O Plano de Manejo da Resex do Rio Jutaí, publicado em 2011, já chamava a atenção para a escassez de informações científicas e a “necessidade urgente” da realização de estudos sobre a fauna da região, tanto terrestre quanto aquática. “Existem apenas dados de entrevistas nas comunidades sobre as principais fontes de proteína de origem silvestre”, que incluíam paca, queixada, anta, cutia, macacos e diversos tipos de peixes, segundo o documento.
O ICMBio, então, firmou uma parceria com o Instituto de Desenvolvimento Sustentável Mamirauá, com sede em Tefé, para a realização de estudos sobre a diversidade biológica, social e cultural das duas unidades. O instituto realizou algumas expedições na região em 2014 e 2015, que produziram os primeiros — e aparentemente únicos, até hoje — levantamentos científicos sobre a fauna do Jutaí. Os resultados publicados em revistas científicas incluem o registro de dezenas de espécies de macacos e morcegos.

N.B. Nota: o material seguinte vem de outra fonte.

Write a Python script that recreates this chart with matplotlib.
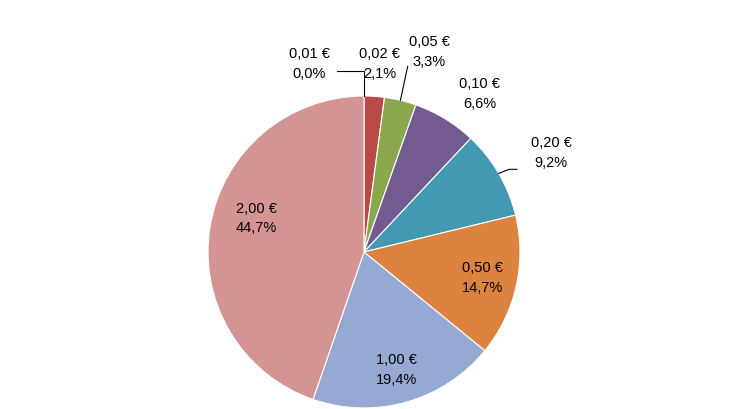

No trecho que será navegado, o Jutaí é um rio de coloração barrenta — ou de “água branca”, como se diz na Amazônia —, o que significa que sua água é rica em sedimentos e minerais de origem andina. Esses sedimentos são ricos em nutrientes, que fertilizam as várzeas dos rios e ajudam a produzir uma diversidade ainda maior de flora e fauna.
O rio inteiro, incluindo todos os seus meandros, tem 1.230 quilômetros de extensão, segundo dados da Agência Nacional de Águas e Saneamento Básico (ANA). Sua nascente está mais de 500 quilômetros a sudoeste da sua foz, numa região ultrarremota do Vale do Javari, no extremo oeste do Amazonas, famosa por abrigar povos indígenas isolados (que nunca tiveram contato com o homem branco), e por ter sido palco de um dos crimes de maior repercussão da história da Amazônia: o assassinato do indigenista Bruno Pereira e do jornalista Dom Phillips, em junho de 2022.
Assim como tantos outros rios da Amazônia, o Jutaí também sofre com o problema da extração ilegal de ouro, que provoca problemas gravíssimos de degradação e contaminação ambiental. Em 2019, uma grande operação (chamada Operação Korubo) envolvendo diversas autoridades (PF, Ibama, Funai, MPF e Exército) resultou na destruição de mais de 50 balsas de garimpo ilegal nas partes mais altas do rio, dentro da Terra Indígena Vale do Javari.